Additionally, Hyson emphasized the importance of a capital planning strategy, the process of defining financial objectives and translating those objectives into strategic and actionable plans. This, Hyson expressed, is an increasingly critical tool in planning and implementing projects.

“You all may be familiar with the law of planning, which says that for every minute spent in planning, we save 10 to 12 minutes during execution.”

Finally, Hyson suggested partnering with vendors to acquire sufficient support and the right skill sets to deliver on capital plans.

“We need to really trust the experts right now, and treat them as partners,” she said. “Having a partner in place can help you to quickly mobilize and bridge gaps on your internal team. It’s crucial for the execution of those capital plans.”

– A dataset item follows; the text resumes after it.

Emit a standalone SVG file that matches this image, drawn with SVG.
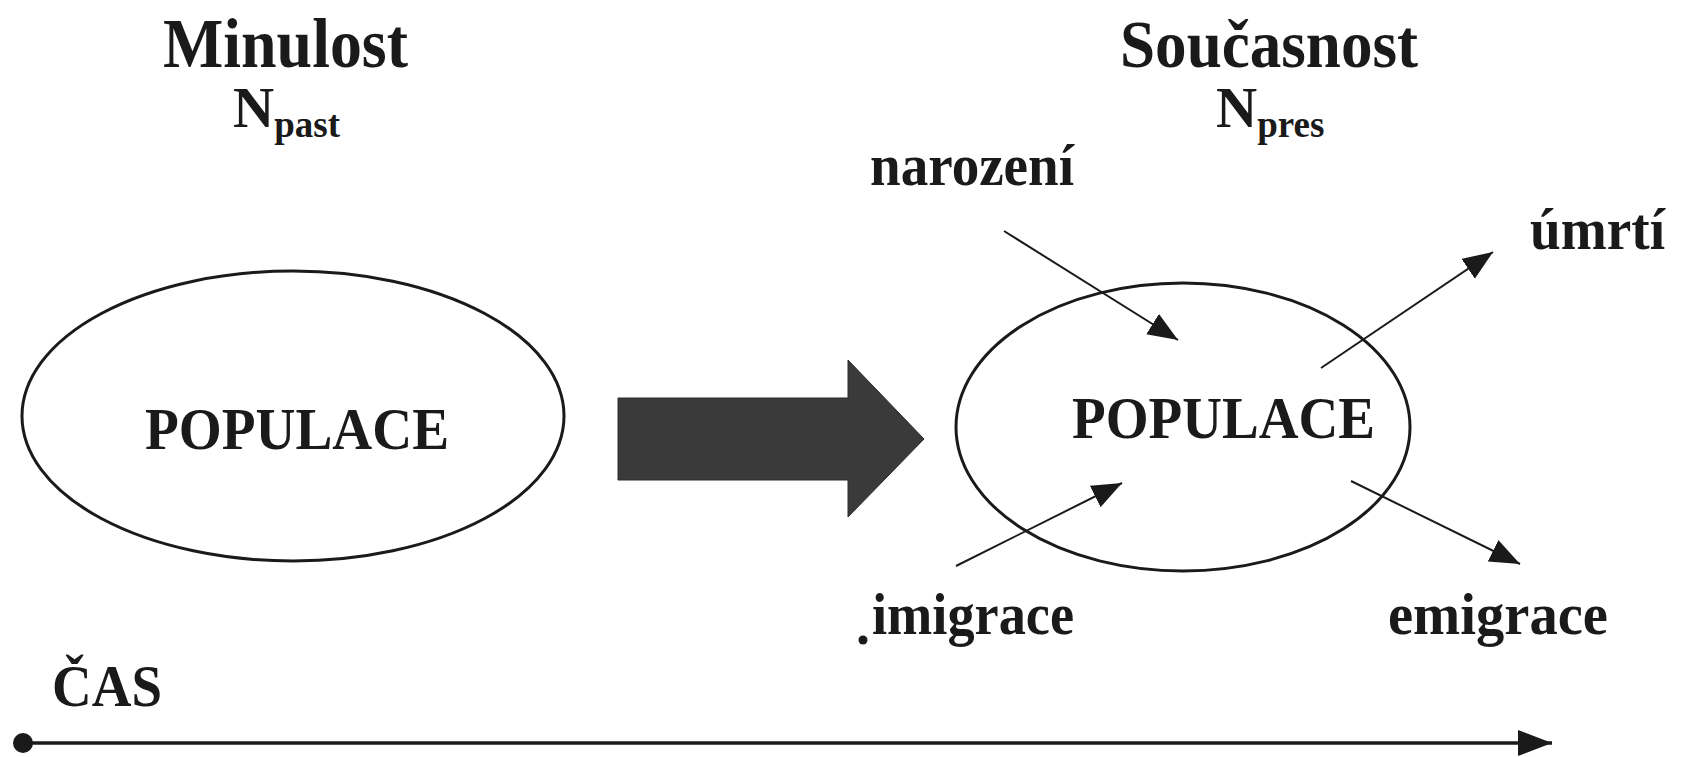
<svg xmlns="http://www.w3.org/2000/svg" width="1684" height="757" viewBox="0 0 1684 757">
<style>
.t{font-family:"Liberation Serif","Times New Roman",serif;font-weight:bold;fill:#1a1a1a}
.lbl{font-size:60px}
.ell{fill:none;stroke:#1a1a1a;stroke-width:3}
.con{stroke:#1a1a1a;stroke-width:2;fill:none}
</style>
<defs>
<marker id="ah" markerUnits="userSpaceOnUse" markerWidth="32" markerHeight="26" refX="30" refY="12" orient="auto">
<path d="M0,0 L30,12 L0,24 Z" fill="#1a1a1a"/>
</marker>
<marker id="ah2" markerUnits="userSpaceOnUse" markerWidth="36" markerHeight="28" refX="34" refY="13" orient="auto">
<path d="M0,0 L34,13 L0,26 Z" fill="#1a1a1a"/>
</marker>
</defs>
<rect width="1684" height="757" fill="#ffffff"/>
<g id="title-past">
<text class="t" x="163" y="67" font-size="69" textLength="245" lengthAdjust="spacingAndGlyphs">Minulost</text>
<text class="t" x="233" y="127" font-size="57">N<tspan font-size="37" dy="10">past</tspan></text>
</g>
<g id="title-present">
<text class="t" x="1120" y="67" font-size="68" textLength="298" lengthAdjust="spacingAndGlyphs">Současnost</text>
<text class="t" x="1216" y="127" font-size="57">N<tspan font-size="37" dy="10">pres</tspan></text>
</g>
<g id="pop-past">
<ellipse class="ell" cx="293" cy="416" rx="271" ry="145"/>
<text class="t lbl" x="145" y="449" textLength="304" lengthAdjust="spacingAndGlyphs">POPULACE</text>
</g>
<g id="big-arrow">
<path d="M618,398 L848,398 L848,360 L924,439 L848,517 L848,480 L618,480 Z" fill="#3a3a3a" stroke="#2a2a2a" stroke-width="1"/>
</g>
<g id="pop-present">
<ellipse class="ell" cx="1183" cy="427" rx="227" ry="144"/>
<text class="t lbl" x="1072" y="438" textLength="303" lengthAdjust="spacingAndGlyphs">POPULACE</text>
</g>
<g id="label-narozeni"><text class="t lbl" x="870" y="185" textLength="204" lengthAdjust="spacingAndGlyphs">narození</text></g>
<g id="label-umrti"><text class="t lbl" x="1530" y="249" textLength="135" lengthAdjust="spacingAndGlyphs">úmrtí</text></g>
<g id="label-imigrace"><circle cx="863" cy="640" r="4.5" fill="#1a1a1a"/><text class="t lbl" x="872" y="634" textLength="202" lengthAdjust="spacingAndGlyphs">imigrace</text></g>
<g id="label-emigrace"><text class="t lbl" x="1388" y="634" textLength="220" lengthAdjust="spacingAndGlyphs">emigrace</text></g>
<g id="label-cas"><text class="t lbl" x="52" y="706" textLength="110" lengthAdjust="spacingAndGlyphs">ČAS</text></g>
<g id="connectors">
<line class="con" x1="1004" y1="231" x2="1178" y2="340" marker-end="url(#ah)"/>
<line class="con" x1="1321" y1="368" x2="1493" y2="252" marker-end="url(#ah)"/>
<line class="con" x1="956" y1="566" x2="1122" y2="483" marker-end="url(#ah)"/>
<line class="con" x1="1351" y1="481" x2="1520" y2="564" marker-end="url(#ah)"/>
<circle cx="23" cy="743" r="10" fill="#1a1a1a"/>
<line x1="23" y1="743" x2="1552" y2="743" stroke="#1a1a1a" stroke-width="3.5" marker-end="url(#ah2)"/>
</g>
</svg>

Materials costs and supply chain shortages

Webinar speakers noted the construction industry is continuing to face longstanding challenges. Materials costs have continued to rise over time, while supply chain problems have emerged and dissolved somewhat haphazardly, according to Hyson.

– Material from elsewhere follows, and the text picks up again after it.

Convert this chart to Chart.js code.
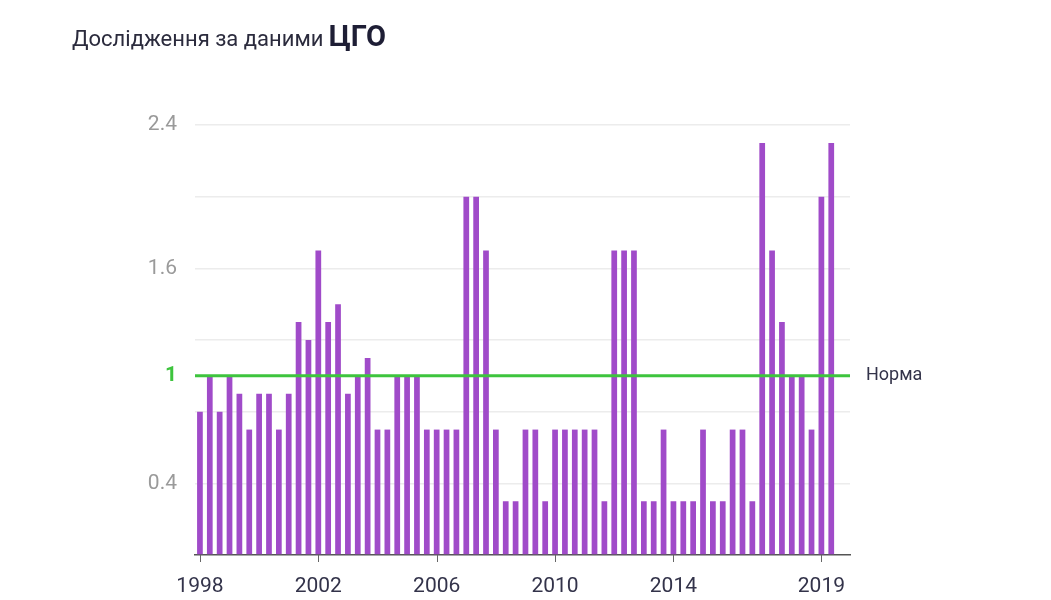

While Volz estimated that the costs of petroleum-based products such as fuel and furnishings will begin to stabilize in the coming months, alongside recent declines in the costs of lumber and metal, he acknowledged that there is potential for cost increases to return across all materials.

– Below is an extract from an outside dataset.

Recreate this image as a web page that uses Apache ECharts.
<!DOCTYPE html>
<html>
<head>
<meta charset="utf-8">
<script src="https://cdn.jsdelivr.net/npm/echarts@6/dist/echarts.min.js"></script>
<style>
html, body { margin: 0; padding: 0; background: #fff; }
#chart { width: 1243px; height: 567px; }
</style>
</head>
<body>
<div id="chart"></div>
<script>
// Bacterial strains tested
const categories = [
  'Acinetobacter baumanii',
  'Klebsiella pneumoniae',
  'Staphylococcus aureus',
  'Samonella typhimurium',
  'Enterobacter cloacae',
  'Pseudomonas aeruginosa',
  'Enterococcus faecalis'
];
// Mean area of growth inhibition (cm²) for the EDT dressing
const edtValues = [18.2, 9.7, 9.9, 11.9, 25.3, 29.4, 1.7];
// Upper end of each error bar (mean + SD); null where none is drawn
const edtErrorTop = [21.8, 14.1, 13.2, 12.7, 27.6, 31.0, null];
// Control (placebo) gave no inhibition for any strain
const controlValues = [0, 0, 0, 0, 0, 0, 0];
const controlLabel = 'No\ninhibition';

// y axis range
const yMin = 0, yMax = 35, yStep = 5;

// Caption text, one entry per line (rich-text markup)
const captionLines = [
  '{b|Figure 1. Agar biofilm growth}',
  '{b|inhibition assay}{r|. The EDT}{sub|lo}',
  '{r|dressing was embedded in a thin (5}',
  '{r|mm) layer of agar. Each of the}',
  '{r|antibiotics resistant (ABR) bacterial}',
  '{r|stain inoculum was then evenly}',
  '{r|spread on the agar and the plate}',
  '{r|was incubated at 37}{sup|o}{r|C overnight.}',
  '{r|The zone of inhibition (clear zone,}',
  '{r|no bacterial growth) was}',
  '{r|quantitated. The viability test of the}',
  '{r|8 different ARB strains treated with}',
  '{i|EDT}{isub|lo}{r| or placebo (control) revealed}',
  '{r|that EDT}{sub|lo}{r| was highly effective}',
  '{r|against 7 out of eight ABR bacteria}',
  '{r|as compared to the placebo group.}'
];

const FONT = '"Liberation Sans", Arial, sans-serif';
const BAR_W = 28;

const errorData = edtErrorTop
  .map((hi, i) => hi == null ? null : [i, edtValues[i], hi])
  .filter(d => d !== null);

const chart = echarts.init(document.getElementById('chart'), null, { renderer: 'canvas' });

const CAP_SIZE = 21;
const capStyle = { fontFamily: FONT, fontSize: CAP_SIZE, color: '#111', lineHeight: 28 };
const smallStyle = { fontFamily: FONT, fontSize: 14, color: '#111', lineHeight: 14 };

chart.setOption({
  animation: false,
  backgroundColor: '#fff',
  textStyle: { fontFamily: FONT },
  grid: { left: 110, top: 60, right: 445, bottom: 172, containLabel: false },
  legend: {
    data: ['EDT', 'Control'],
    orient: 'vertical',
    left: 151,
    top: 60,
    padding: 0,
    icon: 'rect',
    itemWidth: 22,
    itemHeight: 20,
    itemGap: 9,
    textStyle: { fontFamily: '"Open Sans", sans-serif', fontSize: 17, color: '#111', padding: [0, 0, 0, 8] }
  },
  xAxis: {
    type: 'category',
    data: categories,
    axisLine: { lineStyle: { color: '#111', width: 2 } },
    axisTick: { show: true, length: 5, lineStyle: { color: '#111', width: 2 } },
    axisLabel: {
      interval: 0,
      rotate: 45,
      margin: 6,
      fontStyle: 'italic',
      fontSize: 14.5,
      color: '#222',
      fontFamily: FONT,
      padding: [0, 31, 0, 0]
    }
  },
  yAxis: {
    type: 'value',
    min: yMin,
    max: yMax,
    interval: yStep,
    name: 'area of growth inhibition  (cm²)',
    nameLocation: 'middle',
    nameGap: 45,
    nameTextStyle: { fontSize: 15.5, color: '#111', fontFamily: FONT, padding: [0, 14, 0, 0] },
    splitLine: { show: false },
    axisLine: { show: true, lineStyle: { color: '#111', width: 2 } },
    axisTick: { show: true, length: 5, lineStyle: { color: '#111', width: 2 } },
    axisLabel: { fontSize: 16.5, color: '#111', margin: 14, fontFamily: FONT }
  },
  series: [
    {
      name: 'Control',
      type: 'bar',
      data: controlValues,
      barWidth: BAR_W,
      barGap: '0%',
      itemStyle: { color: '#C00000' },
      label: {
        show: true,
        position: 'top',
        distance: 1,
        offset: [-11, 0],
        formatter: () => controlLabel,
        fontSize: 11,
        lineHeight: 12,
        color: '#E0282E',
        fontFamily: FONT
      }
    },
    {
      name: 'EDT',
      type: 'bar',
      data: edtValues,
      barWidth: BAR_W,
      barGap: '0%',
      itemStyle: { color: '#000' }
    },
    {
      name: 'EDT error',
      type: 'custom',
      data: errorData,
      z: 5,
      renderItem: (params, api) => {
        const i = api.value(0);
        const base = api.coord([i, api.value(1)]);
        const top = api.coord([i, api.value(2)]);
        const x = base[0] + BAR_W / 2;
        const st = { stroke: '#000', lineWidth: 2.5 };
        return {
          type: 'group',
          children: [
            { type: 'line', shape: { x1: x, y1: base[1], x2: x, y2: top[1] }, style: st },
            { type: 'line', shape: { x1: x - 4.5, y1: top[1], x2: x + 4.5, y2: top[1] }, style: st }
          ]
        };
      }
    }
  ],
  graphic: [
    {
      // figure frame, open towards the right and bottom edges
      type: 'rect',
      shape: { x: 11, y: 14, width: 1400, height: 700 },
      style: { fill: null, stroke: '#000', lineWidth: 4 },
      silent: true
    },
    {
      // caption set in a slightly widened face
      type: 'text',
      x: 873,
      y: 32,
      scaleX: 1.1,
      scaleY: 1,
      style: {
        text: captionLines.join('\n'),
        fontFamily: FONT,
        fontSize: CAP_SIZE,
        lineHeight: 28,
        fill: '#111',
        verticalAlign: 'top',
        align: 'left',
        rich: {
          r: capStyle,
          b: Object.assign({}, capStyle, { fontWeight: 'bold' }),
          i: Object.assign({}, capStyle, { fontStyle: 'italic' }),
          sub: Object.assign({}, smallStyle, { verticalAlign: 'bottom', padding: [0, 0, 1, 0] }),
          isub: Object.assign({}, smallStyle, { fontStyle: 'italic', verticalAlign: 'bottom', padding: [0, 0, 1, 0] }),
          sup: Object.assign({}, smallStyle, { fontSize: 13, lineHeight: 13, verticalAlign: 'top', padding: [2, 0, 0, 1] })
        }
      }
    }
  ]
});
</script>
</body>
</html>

“Largely, the problems have moved away from the raw materials like copper and steel and are moving into other areas, such as manufacturing goods,” Volz explained. “This has disproportionate risk in any foundational component building systems that are shared across a variety of things.”

Furthermore, the need for construction projects will remain strong regardless of costs.

To mitigate the risks, Hyson once again suggested providing design and construction teams with the flexibility to source alternative materials when supply-chain issues occur.

Hyson also advised engaging and forming partnerships with general contractors and key trade partners early in the development process, as well as to consider issuing funding work and purchase orders early in the process so that equipment and materials can be pre-purchased.

Workforce shortages

Demand for labor in the construction sector is strong. There were approximately 400,000 open construction jobs in April, and while that number declined somewhat in June and July, Volz noted that it has begun climbing again in August and September. Total employment, he said, is back above pre-pandemic levels. The unemployment rate currently sits at approximately 4 percent.

According to Volz, 46 percent of construction firms are looking to expand their workforce; 40 percent are not looking to expand, but are planning to hold on to their current staff as best they can. Only about 14 percent of firms are considering downsizing.

In the face of high demand, however, many construction firms are struggling to garner the staff to keep up. A recent annual workforce survey conducted by the Associated General Contractors of America in conjunction with Autodesk found that, out of a total 1,266 individuals polled from a broad range of construction firm types and sizes, 91 percent reported having trouble filling positions.

Both Volz and Hyson recommended “short term mitigation” to address the challenges of the construction labor shortages.

Over the next four to eight years, Hyson recommended that project managers track union agreements and labor increases in their local markets. This will help project management, general contractors and owners go into a project with an understanding of what expenses and timing are likely to look like.

Hyson strongly encouraged contractors to ask for material and labor escalations during the proposal phase. This will offer insights into what costs are anticipated to be and help project managers to understand the current state of the market, allowing them to make informed budgetary decisions and manage the escalation of costs throughout the construction phase.

Finally, Hyson recommended expediting contract execution.

“Bids are generally good for 90 days,” she explained. “If we want to avoid cost escalation, we’ve got to convert the bids to a contract within that time. Our vendors need to be able to prepare to adequately resource projects, and this is one of the ways that we can better support that and get quality and manage risk.”